A more mellow photo with rounded hills. The tree in the distance is a live oak. You can tell that it's not an olive because olive branches wouldn't go this far out from the trunk. Oak wood is singularly hard. That's why you often see oaks with branches that are near horizontal. Olive wood is too brittle for that. The branches would break off from the weight of the leaves.

 
There are always turkey vultures soaring on the thermals in Kilkare Canyon. Here two are cruising in the breeze while three are perched on the dead oak branches. It looks as if the highest flying one has something in its beak.
 

This is bird food for another bird. Acorn woodpeckers make these holes in dead or dying wood and store acorns in them to tide them over until the next harvest. If you click on the picture you can see that some of the holes still have acorns in them. It looks very organised, doesn't it?

 
This is Thermalito Trail. When you come up on top of the ridge the trail can be a bit hard to find and it's tempting to use the Ridgeline Trail. But Thermalito is much more varied and you'll see more wildlife on it.
 

Some parts of Thermalito go through woodland and some parts across open savannah. But shady oak dells are never far away.

   

I kept an eye out for the turkey vultures in case one of them would fly close enough for me to get a good shot of it. This is one of the best.

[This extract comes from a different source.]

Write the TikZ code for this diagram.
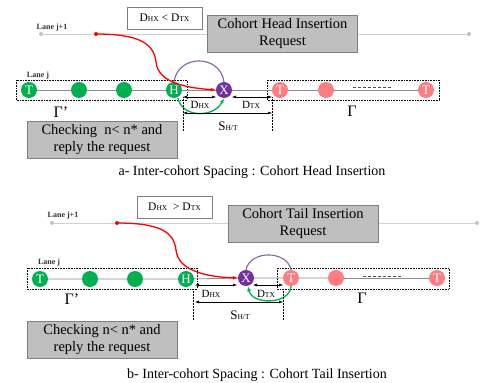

I've actually seen a flock of them on the ground. It was at the first watering trough on the Ridgeline Trail. They were sitting on the edge and one was standing on a picnic table nearby. They look fearsome on the ground, not to mention when they take off and fly right over you. It's an experience I wouldn't trade for anything in the world.

 

The next few pictures are all just plain landscape photos. If you can call photos of this magical place plain. This is looking south.

 

Smaller ridges jut out from Pleasanton Ridge unto Kilkare Canyon. This is looking north.

 
The second cache required me to climb into some oak woodlands. This is the view from between two limbs of a live oak.
 
This is the woodland itself. See what I was saying about near horizontal branches?
 
And here we have a visitor. This is mistletoe, a parasite that grows on oaks. It's American mistletoe, Phoradendron villosum, which is a different species from the European mistletoe, Viscum album, venerated by druids. The host tree is not adversely affected by the mistletoe except that branches that carry heavy growth may break from the added strain.
 
More turkey vultures. This is a rare photo because the upper bird is actually beating its wings. Most of the time they just hold them stretched out, only using minute movements to steer. The top of the wing is black like most of the rest of the bird. It's just the sunshine that makes it look white in this picture.
 

Here one of the trails that connects the Thermalito and Ridgeline trails goes through some live oaks.

 
We've reached the Ridgeline trail. That's what the marker says. Now it's just straight south along the Ridgeline Trail until we come to the Oak Tree Trail heading down to the valley floor. You can that it's getting late because the sun shines almost horizontally on the signpost. Soon Sunol Ridge will cut off the sunlight.
 

The shadows are getting longer and the colour of the light changes.

   
Looking south we can see a single oak tree in the distance and beyond it only hazy shades of blue.
 

As I got closer I realised that I had taken a picture of this oak from a point on the Thermalito trail earlier in the walk. I still like the way the light and shadow sculpts the hills.

 
Another oak, this one deciduous. The haze is picking up the pink from the setting sun.

 

 
Here we've come to the olive groves. The sky between the trees is pink while the silvery leaves are glowing in the fading light.
 
In between the trees the grass looks even greener than before.
 
Looking south, the pinkish light comes from the right while the sky in the east is blue still.
If the previous picture was too subtle, this one will give you more definition. I had to hurry down the Oak Tree trail but by the time I got to the car it was pitch dark. It was lucky that I had taken a small flashlight from one of the caches so that I could find my way the last bit.